Gift cards under Québec consumer law: what “never expires” really means
5 min read
It's a Saturday in December. Someone you've never served buys a $50 gift card for their sister, pays, leaves. You've just banked fifty dollars for food you haven't made yet, and in Québec, those fifty dollars come with rules. They're good rules, mostly, and simpler than owners fear. But “the card never expires” is the short version. The long version is worth a few minutes of your time.
The rules live in the Consumer Protection Act, which treats a gift card as a prepaid card: money handed over now for goods or services later. Four things follow from that. The value can't expire. You can't chip away at it with fees. The buyer has to know the conditions and be able to check the balance. And small leftover balances can be claimed back in cash.
No expiry, and the exceptions are narrow
A dollar-value gift card sold in Québec can't carry an expiry date. Not twelve months, not five years, none. A $50 card someone bought in December 2022 is still worth whatever's left on it today, and it will still be worth that in 2030 if nobody spends it.
The law does carve out one real exception: cards that buy unlimited use of a service for a set period. Say you sold a month of unlimited drip coffee. That month can end, because what was sold was the period, not a dollar amount. Promotional cards are another case: if you hand out $10 cards for free as a promo, nobody purchased anything, so those can have an end date. But the classic case, a customer paying real money for a stored-value card, is untouchable. It never expires, full stop.
Fees can't shrink the balance either
An expiry date is the fast way to erase value. Fees are the slow way, and the Act blocks those too. No activation fee, no “dormancy” or “maintenance” charge that nibbles a sleeping card down to zero. If the card says $50, it's $50 until it's spent.
The regulation allows a small number of narrow exceptions, things like a charge for personalizing a card or replacing a lost one, and there's a separate regime for mall-style cards accepted at many unrelated merchants. If you're one brand selling your own card, the practical rule is simpler than all of that: never charge anything beyond the face value.
“How much is left on it?” must always have an answer
Before the sale, the law expects the conditions of use to be spelled out, including how the holder can check the balance. Think about what that means at a counter. A card bought two Christmases ago resurfaces in a coat pocket. If the only way to check it is phoning your shop during opening hours, you either burn staff time on the phone or frustrate the holder into never coming in at all.
The operationally sane version is a balance page anyone can reach: type the code, see the number, no account needed. That's how gift cards in Perkaria handle it. Every card gets a public, bilingual balance page, so “how much is left?” stops being your staff's problem in the middle of a rush.

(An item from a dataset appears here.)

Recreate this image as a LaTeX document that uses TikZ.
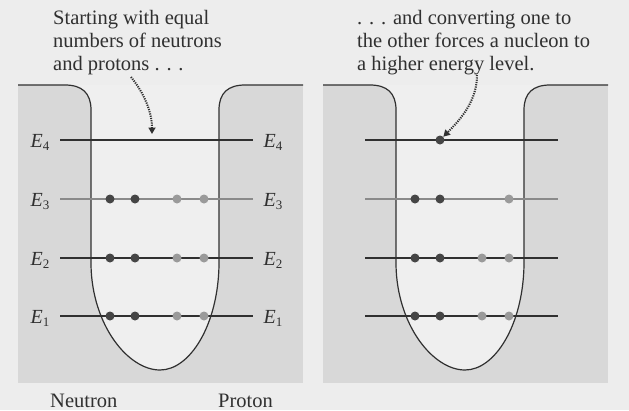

The $5 rule most owners have never heard of
Here's the one that surprises people. Once a card has been partly used, if what's left on it is $5 or less, the customer can ask for that remainder in cash, and you have to hand it over. It's in the Act. It comes up rarely, and the amounts are small when it does, but a counter person who has never heard of it will refuse. Now you have an awkward exchange over $3.40, and the customer happens to be right.
- Tell your counter staff the rule exists: balance of $5 or less after a purchase, refundable in cash on request
- Log the refund like any other payout, so the card's record closes clean
- Don't round small balances away quietly; what's left belongs to the holder until it's spent or refunded
The float is not revenue
Now the bookkeeping side, because no-expiry has a consequence that only shows up in your books. When you sell a gift card, you have the cash, but you haven't earned it yet. You owe product. Say you sell forty $50 cards in December: you're holding $2,000 that is not December revenue. It's a debt you'll pay off in food and coffee, mostly in January.
In places where cards could quietly die, that liability eventually evaporated on its own. In Québec it doesn't. An unspent balance stays on your books until it's redeemed, which means you need a current answer to “how much do we owe, in total?” Your accountant will ask at year-end, and “whatever the shoebox says” is not an answer.
- A log of every card issued, reloaded and redeemed
- One running number: total outstanding balance, as of today
- A way to reconcile card activity against your register's sales, so that number stays honest
This is where paper gift certificates genuinely fall down: nobody reconstructs a liability total from a drawer of carbon copies. A digital card does the bookkeeping as a side effect. In Perkaria's owner dashboard, the outstanding total sits beside your visit numbers, and a nightly reconciliation against your register's sales export keeps the card ledger and the cash drawer honest with each other.
Why Perkaria enforces all of this by default
We built the gift-card feature for Québec counters, so the law isn't a compliance checklist you configure. It's the shape of the product. There is no expiry field. There is no fee schedule to switch on. Your team issues the card from the counter tablet, your existing register takes the money, and every card has its public balance page from day one. Gift cards are included on the Growth and Pro plans.
And honestly, none of this makes the law a burden. The value being protected is exactly why a gift card is such a clean product to sell: the buyer trusts it, and you get paid during your busiest month for visits that fill your quietest one.